Assuming that we could select data to show there are no disconfirming instances, how then can we justify calling the hemline theory a case of post hoc ergo propter hoc? The answer has to do with the burden of proof. If we claim an argument is fallacious, we have not thereby proved the conclusion false--we have only claimed the conclusion does not follow from the proposed premises. Therefore, the fallacy of false cause, in this case, is accurately noted, because no cogent or testable causal mechanism is proposed to account for the conjunction of events.

This too-short analysis, of course, does not disprove the hemline theory from a statistical point of view. One can always theorize about the probabilities of coincidence. But that is a whole different subject.

Monday, September 10, 2007

Validity and Soundness in a Modus Tollens: A Vital Difference

Mother Teresa: Come Be My Light, a book in which Teresa's letters and correspondence are presented by Brian Kolodiejchuk, has generated much interest in the spiritual life of one of the most remarkable women of the past century. From that book, David Van Biema of Time quotes from a letter Teresa wrote in 1959:
What do I labour for? If there be not God--there can be no soul--if there is no Soul then Jesus--You also are not true.
(David Van Biema, "Her Agony," Time 170 No. 10 (3 September 2007): 40)

Of course, this passage as a question and a series of hypothetical or conditional statements makes no assertion of deistic, agnostic, or atheistic belief. A conclusion could be entailed if the additional statement "Jesus is not true" (via modus tollens) or "There be not God" (via modus ponens) were present. As neither of these latter statements are asserted, we cannot validly infer an expression of any definite belief.

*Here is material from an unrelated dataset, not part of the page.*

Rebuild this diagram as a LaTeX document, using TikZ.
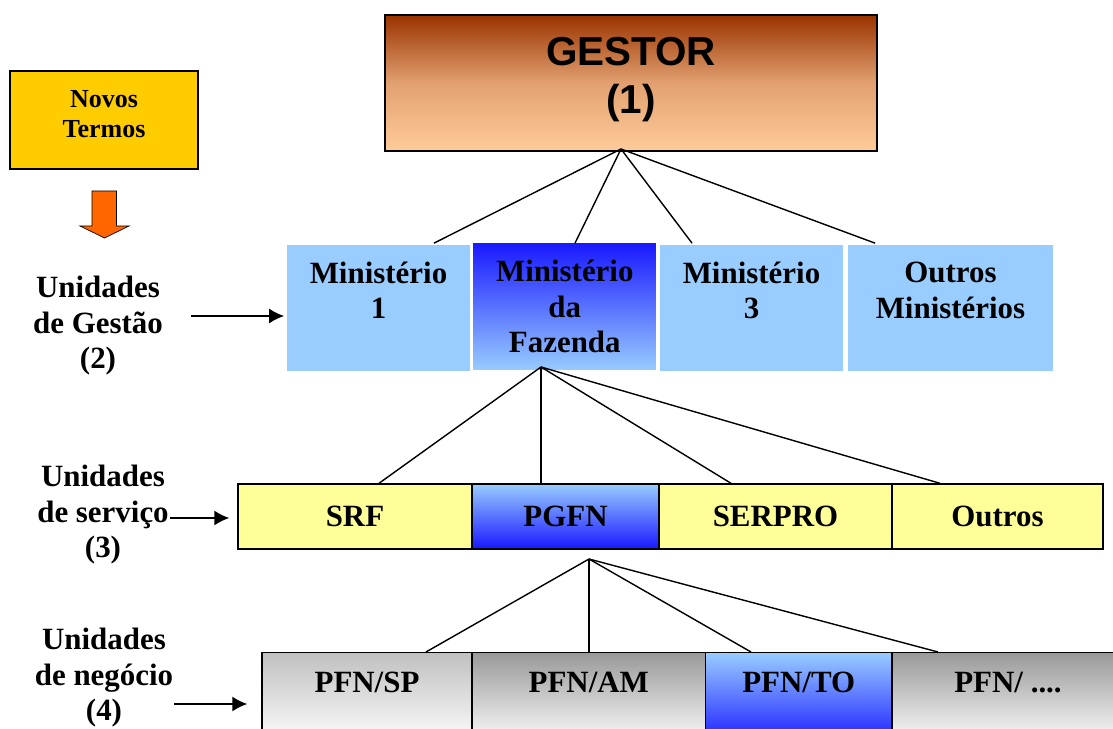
\documentclass[tikz,border=0pt]{standalone}
\usepackage{fontspec}
\setmainfont{Liberation Serif}
\newfontfamily\arialfont{Liberation Sans}
\usetikzlibrary{arrows.meta,calc,positioning}
\definecolor{gestortop}{RGB}{153,51,0}
\definecolor{gestormid}{RGB}{226,160,112}
\definecolor{gestorbot}{RGB}{255,204,153}
\definecolor{novosfill}{RGB}{255,204,0}
\definecolor{setafill}{RGB}{255,102,0}
\definecolor{azulclaro}{RGB}{153,204,255}
\definecolor{azulforte}{RGB}{24,24,255}
\definecolor{amarelo}{RGB}{255,255,153}
\definecolor{cinza}{RGB}{153,153,153}
\definecolor{cinzaclaro}{RGB}{192,192,192}
\tikzset{%
	boxfont/.style   = {font=\bfseries\fontsize{17.6}{20.2}\selectfont},
	gestorbox/.style = {draw, thick, rectangle, minimum width=9.84cm, minimum height=2.72cm, align=center, top color=gestortop, bottom color=gestorbot, middle color=gestormid, font=\arialfont\bfseries\fontsize{23}{27.3}\selectfont},
	novosbox/.style  = {draw, thick, rectangle, fill=novosfill, minimum width=3.76cm, minimum height=1.96cm, align=center, font=\bfseries\fontsize{14.8}{17}\selectfont},
	minbox/.style    = {draw=white, line width=1pt, rectangle, fill=azulclaro, minimum width=3.7cm, minimum height=2.56cm, align=center, boxfont},
	fazbox/.style    = {minbox, top color=azulforte, bottom color=azulclaro},
	servbox/.style   = {draw, thick, rectangle, fill=amarelo, minimum height=1.3cm, boxfont},
	pgfnbox/.style   = {servbox, top color=azulclaro, bottom color=azulforte},
	negbox/.style    = {draw, thick, rectangle, anchor=north, inner ysep=0pt, text height=0.8cm, text depth=1.06cm, boxfont},
	unidlabel/.style = {align=center, boxfont},
	fan/.style       = {line width=0.8pt},
	arrow/.style     = {line width=1pt, -{Latex[length=8.5pt,width=8.5pt]}},
}
\begin{document}
\begin{tikzpicture}[x=0.02cm,y=-0.02cm]
	\useasboundingbox (0,0) rectangle (1113,729);
	% gestor and legend
	\node[gestorbox] (gestor) at (631,83) {GESTOR\\(1)\\[-18.2pt]\mbox{}};
	\node[novosbox] (novos) at (104,120) {Novos\\Termos\\[-10.2pt]\mbox{}};
	\draw[thin, fill=setafill] (92,191) -- (116.5,191) -- (116.5,226) -- (129,226) -- (104.5,238) -- (80,226) -- (92,226) -- cycle;
	% unidades de gestao
	\node[minbox] (min1) at (378.5,308) {Ministério\\1\\\mbox{}};
	\node[fazbox] (faz) at (564.8,306.5) {Ministério\\da\\Fazenda};
	\node[minbox] (min3) at (751.5,308) {Ministério\\3\\\mbox{}};
	\node[minbox, minimum width=4.14cm] (outm) at (950.5,308) {Outros\\Ministérios\\\mbox{}};
	% unidades de servico
	\node[servbox, minimum width=4.68cm] (srf) at (355,516.5) {SRF};
	\node[pgfnbox, minimum width=3.74cm] (pgfn) at (565.5,516.5) {PGFN};
	\node[servbox, minimum width=4.66cm] (serpro) at (775.5,516.5) {SERPRO};
	\node[servbox, minimum width=4.22cm] (outs) at (997.5,516.5) {Outros};
	% unidades de negocio
	\node[negbox, minimum width=4.2cm, top color=cinzaclaro, bottom color=white] (pfnsp) at (367,652) {PFN/SP};
	\node[negbox, minimum width=4.67cm, top color=cinza, bottom color=white] (pfnam) at (588.75,652) {PFN/AM};
	\node[negbox, minimum width=3.73cm, top color=azulclaro, bottom color=azulforte] (pfnto) at (798.75,652) {PFN/TO};
	\node[negbox, minimum width=4.64cm, top color=cinza, bottom color=white] (pfnx) at (1008,652) {PFN/ ....};
	% left labels
	\node[unidlabel] (ug) at (98,326) {Unidades\\de Gestão\\(2)};
	\node[unidlabel] (us) at (103,515) {Unidades\\de serviço\\(3)};
	\node[unidlabel] (un) at (104,678) {Unidades\\de negócio\\(4)};
	\coordinate (u2) at (191,316);
	\coordinate (u3) at (170,518);
	\coordinate (u4) at (174,704);
	\draw[arrow, shorten >=0.02cm] (u2) -- (u2 -| min1.west);
	\draw[arrow, shorten >=0.16cm] (u3) -- (u3 -| srf.west);
	\draw[arrow, shorten >=0.28cm] (u4) -- (u4 -| pfnsp.west);
	% fans
	\coordinate (gfan) at (621,149);
	\coordinate (zfan) at (541,367);
	\coordinate (pfan) at (589,559);
	\foreach \x in {434,575,692,875} \draw[fan] (gfan) -- (min1.north -| \x,0);
	\foreach \x in {379,541,731,940} \draw[fan] (zfan) -- (srf.north -| \x,0);
	\foreach \x in {426,589,751,938} \draw[fan] (pfan) -- (pfnsp.north -| \x,0);
\end{tikzpicture}
\end{document}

Nevertheless, a reader comments on the Time article by supporting the view that a purportedly atheistic Teresa would be a far more courageous individual than a purportedly doubting Teresa:
. . . people point to Teresa's lack of feeling the presence of Jesus as proof of God's existence. These people note her courage in persevering despite severe doubts. If she had been even more courageous, she would have admitted she was an atheist. Helping the poor without a belief in a heavenly reward is one of the greatest aspects of secular humanism.

(August Berkshire, "Inbox," Time 170 No. 12 (17 September 2007): 8).

Note that the structure of this argument (with an overly generous invocation of the principle of charity, neglect of the subjunctive tense, and the introduction of an inferred subconclusion), is modus tollens:

If p is true, then q is true.
q is not true.
Therefore, p is not true.

(Where p represents something like "Teresa is more courageous than someone who has doubts," and q represents "Teresa states she is an atheist.")


Since helping the poor without a belief in heavenly reward contextually implies such a person would be an atheist, and Teresa helped the poor with (presumably) having doubts about heaven--we have the vague appearance of a (valid) modus tollens.

Well, of course, all modus tollens arguments are valid. But since there is no evidence adduced for the statement that she admits to being an agnostic, much less an atheist, by any interpretation or translation of p and q, we have at least one false premise.

Consequently, even if we were to agree somehow to the questionable and murky translations, the argument in the Time letter is unsound. The best that Mr. Berkshire can hope for in this excerpt printed in Time is the assertion of a contrary-to-fact conditional statement.